Goal ▸
Pictures within the data are to be left out; everything else must be reproduced exactly.

Source excerpt ▸
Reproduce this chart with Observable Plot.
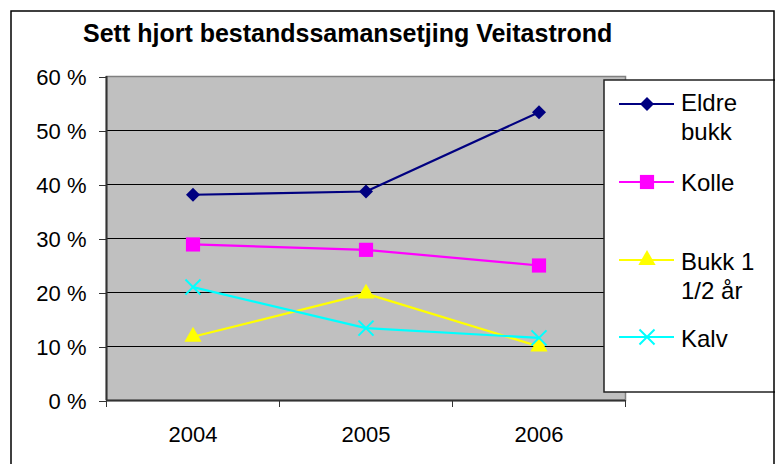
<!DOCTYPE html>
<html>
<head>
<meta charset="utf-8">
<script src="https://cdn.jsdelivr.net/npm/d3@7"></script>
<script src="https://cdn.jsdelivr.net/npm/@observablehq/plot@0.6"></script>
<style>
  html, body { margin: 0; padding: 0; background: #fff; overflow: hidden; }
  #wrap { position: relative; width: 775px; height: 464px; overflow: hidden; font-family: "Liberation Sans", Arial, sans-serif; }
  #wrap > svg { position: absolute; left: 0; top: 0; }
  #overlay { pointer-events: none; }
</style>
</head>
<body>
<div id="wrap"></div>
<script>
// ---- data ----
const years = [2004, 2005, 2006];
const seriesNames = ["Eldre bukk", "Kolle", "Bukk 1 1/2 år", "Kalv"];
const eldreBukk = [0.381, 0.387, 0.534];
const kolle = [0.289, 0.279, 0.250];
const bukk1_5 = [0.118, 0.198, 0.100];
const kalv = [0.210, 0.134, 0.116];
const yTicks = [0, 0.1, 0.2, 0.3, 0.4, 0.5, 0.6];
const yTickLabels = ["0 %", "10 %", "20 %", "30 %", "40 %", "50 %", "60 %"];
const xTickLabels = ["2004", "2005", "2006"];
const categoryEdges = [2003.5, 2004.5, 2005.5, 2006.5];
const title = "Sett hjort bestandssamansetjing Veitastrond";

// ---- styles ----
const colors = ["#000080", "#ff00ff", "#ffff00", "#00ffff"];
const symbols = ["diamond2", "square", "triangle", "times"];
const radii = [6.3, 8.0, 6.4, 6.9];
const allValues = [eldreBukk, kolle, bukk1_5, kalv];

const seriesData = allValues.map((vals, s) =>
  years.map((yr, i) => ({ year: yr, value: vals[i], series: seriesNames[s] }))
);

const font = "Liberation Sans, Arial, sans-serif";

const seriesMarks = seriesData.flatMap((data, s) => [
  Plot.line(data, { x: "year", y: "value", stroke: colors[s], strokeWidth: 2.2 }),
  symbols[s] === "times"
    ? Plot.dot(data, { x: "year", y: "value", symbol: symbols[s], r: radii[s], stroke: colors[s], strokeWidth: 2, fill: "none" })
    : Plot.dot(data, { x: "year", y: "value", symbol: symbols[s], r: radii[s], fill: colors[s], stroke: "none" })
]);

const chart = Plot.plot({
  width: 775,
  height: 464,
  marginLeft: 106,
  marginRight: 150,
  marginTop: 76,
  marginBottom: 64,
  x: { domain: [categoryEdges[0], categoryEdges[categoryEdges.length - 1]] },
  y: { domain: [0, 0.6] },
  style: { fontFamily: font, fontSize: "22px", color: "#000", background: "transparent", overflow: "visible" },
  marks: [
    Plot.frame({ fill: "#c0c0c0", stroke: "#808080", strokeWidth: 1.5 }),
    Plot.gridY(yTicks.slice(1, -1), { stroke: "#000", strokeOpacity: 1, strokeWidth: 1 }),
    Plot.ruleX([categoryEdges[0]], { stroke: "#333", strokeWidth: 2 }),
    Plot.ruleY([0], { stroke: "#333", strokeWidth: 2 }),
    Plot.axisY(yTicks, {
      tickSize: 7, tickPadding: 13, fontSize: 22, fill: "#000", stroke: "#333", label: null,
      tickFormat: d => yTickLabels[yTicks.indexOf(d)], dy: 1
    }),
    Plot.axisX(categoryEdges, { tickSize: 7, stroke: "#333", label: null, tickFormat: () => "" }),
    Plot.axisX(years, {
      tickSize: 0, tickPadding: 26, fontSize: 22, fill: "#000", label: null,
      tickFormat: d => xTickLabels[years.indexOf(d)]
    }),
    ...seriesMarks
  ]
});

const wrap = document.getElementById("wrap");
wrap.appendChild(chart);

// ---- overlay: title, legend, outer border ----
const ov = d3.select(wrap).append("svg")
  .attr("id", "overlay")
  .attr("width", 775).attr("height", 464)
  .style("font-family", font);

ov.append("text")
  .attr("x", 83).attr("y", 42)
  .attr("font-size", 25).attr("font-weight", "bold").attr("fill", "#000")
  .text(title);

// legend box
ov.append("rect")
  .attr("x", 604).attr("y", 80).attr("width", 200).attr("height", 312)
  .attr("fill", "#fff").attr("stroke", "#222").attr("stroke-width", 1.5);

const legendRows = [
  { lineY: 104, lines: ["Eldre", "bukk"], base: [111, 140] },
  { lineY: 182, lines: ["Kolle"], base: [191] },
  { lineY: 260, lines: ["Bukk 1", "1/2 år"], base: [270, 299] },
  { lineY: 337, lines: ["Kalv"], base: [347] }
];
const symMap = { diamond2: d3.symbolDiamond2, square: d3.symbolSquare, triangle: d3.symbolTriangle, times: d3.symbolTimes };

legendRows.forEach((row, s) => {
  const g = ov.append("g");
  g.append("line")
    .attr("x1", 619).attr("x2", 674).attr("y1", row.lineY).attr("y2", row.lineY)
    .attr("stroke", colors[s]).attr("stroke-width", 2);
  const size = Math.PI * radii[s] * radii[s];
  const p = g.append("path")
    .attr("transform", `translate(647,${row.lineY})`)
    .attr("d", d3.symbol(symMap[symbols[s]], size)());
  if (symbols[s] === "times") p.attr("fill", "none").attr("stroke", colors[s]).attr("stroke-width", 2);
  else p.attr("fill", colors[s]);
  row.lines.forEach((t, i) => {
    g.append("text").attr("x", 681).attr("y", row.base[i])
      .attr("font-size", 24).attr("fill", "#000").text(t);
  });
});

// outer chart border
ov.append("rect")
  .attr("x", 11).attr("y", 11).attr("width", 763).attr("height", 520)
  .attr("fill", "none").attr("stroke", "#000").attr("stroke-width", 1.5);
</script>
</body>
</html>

Answer to this task ▸
Reproduce this chart with Observable Plot.
<!DOCTYPE html>
<html>
<head>
<meta charset="utf-8">
<script src="https://cdn.jsdelivr.net/npm/d3@7"></script>
<script src="https://cdn.jsdelivr.net/npm/@observablehq/plot@0.6"></script>
<style>
  html, body { margin: 0; padding: 0; background: #fff; overflow: hidden; }
  #wrap { position: relative; width: 775px; height: 464px; overflow: hidden; font-family: "Liberation Sans", Arial, sans-serif; }
  #wrap > svg { position: absolute; left: 0; top: 0; }
  #overlay { pointer-events: none; }
</style>
</head>
<body>
<div id="wrap"></div>
<script>
// ---- data ----
const years = [2004, 2005, 2006];
const seriesNames = ["Eldre bukk", "Kolle", "Bukk 1 1/2 år", "Kalv"];
const eldreBukk = [0.381, 0.387, 0.534];
const kolle = [0.289, 0.279, 0.250];
const bukk1_5 = [0.118, 0.198, 0.100];
const kalv = [0.210, 0.134, 0.116];
const yTicks = [0, 0.1, 0.2, 0.3, 0.4, 0.5, 0.6];
const yTickLabels = ["0 %", "10 %", "20 %", "30 %", "40 %", "50 %", "60 %"];
const xTickLabels = ["2004", "2005", "2006"];
const categoryEdges = [2003.5, 2004.5, 2005.5, 2006.5];
const title = "Sett hjort bestandssamansetjing Veitastrond";

// ---- styles ----
const colors = ["#000080", "#ff00ff", "#ffff00", "#00ffff"];
const symbols = ["diamond2", "square", "triangle", "times"];
const radii = [6.3, 8.0, 6.4, 6.9];
const allValues = [eldreBukk, kolle, bukk1_5, kalv];

const seriesData = allValues.map((vals, s) =>
  years.map((yr, i) => ({ year: yr, value: vals[i], series: seriesNames[s] }))
);

const font = "Liberation Sans, Arial, sans-serif";

const seriesMarks = seriesData.flatMap((data, s) => [
  Plot.line(data, { x: "year", y: "value", stroke: colors[s], strokeWidth: 2.2 }),
  symbols[s] === "times"
    ? Plot.dot(data, { x: "year", y: "value", symbol: symbols[s], r: radii[s], stroke: colors[s], strokeWidth: 2, fill: "none" })
    : Plot.dot(data, { x: "year", y: "value", symbol: symbols[s], r: radii[s], fill: colors[s], stroke: "none" })
]);

const chart = Plot.plot({
  width: 775,
  height: 464,
  marginLeft: 106,
  marginRight: 150,
  marginTop: 76,
  marginBottom: 64,
  x: { domain: [categoryEdges[0], categoryEdges[categoryEdges.length - 1]] },
  y: { domain: [0, 0.6] },
  style: { fontFamily: font, fontSize: "22px", color: "#000", background: "transparent", overflow: "visible" },
  marks: [
    Plot.frame({ fill: "#c0c0c0", stroke: "#808080", strokeWidth: 1.5 }),
    Plot.gridY(yTicks.slice(1, -1), { stroke: "#000", strokeOpacity: 1, strokeWidth: 1 }),
    Plot.ruleX([categoryEdges[0]], { stroke: "#333", strokeWidth: 2 }),
    Plot.ruleY([0], { stroke: "#333", strokeWidth: 2 }),
    Plot.axisY(yTicks, {
      tickSize: 7, tickPadding: 13, fontSize: 22, fill: "#000", stroke: "#333", label: null,
      tickFormat: d => yTickLabels[yTicks.indexOf(d)], dy: 1
    }),
    Plot.axisX(categoryEdges, { tickSize: 7, stroke: "#333", label: null, tickFormat: () => "" }),
    Plot.axisX(years, {
      tickSize: 0, tickPadding: 26, fontSize: 22, fill: "#000", label: null,
      tickFormat: d => xTickLabels[years.indexOf(d)]
    }),
    ...seriesMarks
  ]
});

const wrap = document.getElementById("wrap");
wrap.appendChild(chart);

// ---- overlay: title, legend, outer border ----
const ov = d3.select(wrap).append("svg")
  .attr("id", "overlay")
  .attr("width", 775).attr("height", 464)
  .style("font-family", font);

ov.append("text")
  .attr("x", 83).attr("y", 42)
  .attr("font-size", 25).attr("font-weight", "bold").attr("fill", "#000")
  .text(title);

// legend box
ov.append("rect")
  .attr("x", 604).attr("y", 80).attr("width", 200).attr("height", 312)
  .attr("fill", "#fff").attr("stroke", "#222").attr("stroke-width", 1.5);

const legendRows = [
  { lineY: 104, lines: ["Eldre", "bukk"], base: [111, 140] },
  { lineY: 182, lines: ["Kolle"], base: [191] },
  { lineY: 260, lines: ["Bukk 1", "1/2 år"], base: [270, 299] },
  { lineY: 337, lines: ["Kalv"], base: [347] }
];
const symMap = { diamond2: d3.symbolDiamond2, square: d3.symbolSquare, triangle: d3.symbolTriangle, times: d3.symbolTimes };

legendRows.forEach((row, s) => {
  const g = ov.append("g");
  g.append("line")
    .attr("x1", 619).attr("x2", 674).attr("y1", row.lineY).attr("y2", row.lineY)
    .attr("stroke", colors[s]).attr("stroke-width", 2);
  const size = Math.PI * radii[s] * radii[s];
  const p = g.append("path")
    .attr("transform", `translate(647,${row.lineY})`)
    .attr("d", d3.symbol(symMap[symbols[s]], size)());
  if (symbols[s] === "times") p.attr("fill", "none").attr("stroke", colors[s]).attr("stroke-width", 2);
  else p.attr("fill", colors[s]);
  row.lines.forEach((t, i) => {
    g.append("text").attr("x", 681).attr("y", row.base[i])
      .attr("font-size", 24).attr("fill", "#000").text(t);
  });
});

// outer chart border
ov.append("rect")
  .attr("x", 11).attr("y", 11).attr("width", 763).attr("height", 520)
  .attr("fill", "none").attr("stroke", "#000").attr("stroke-width", 1.5);
</script>
</body>
</html>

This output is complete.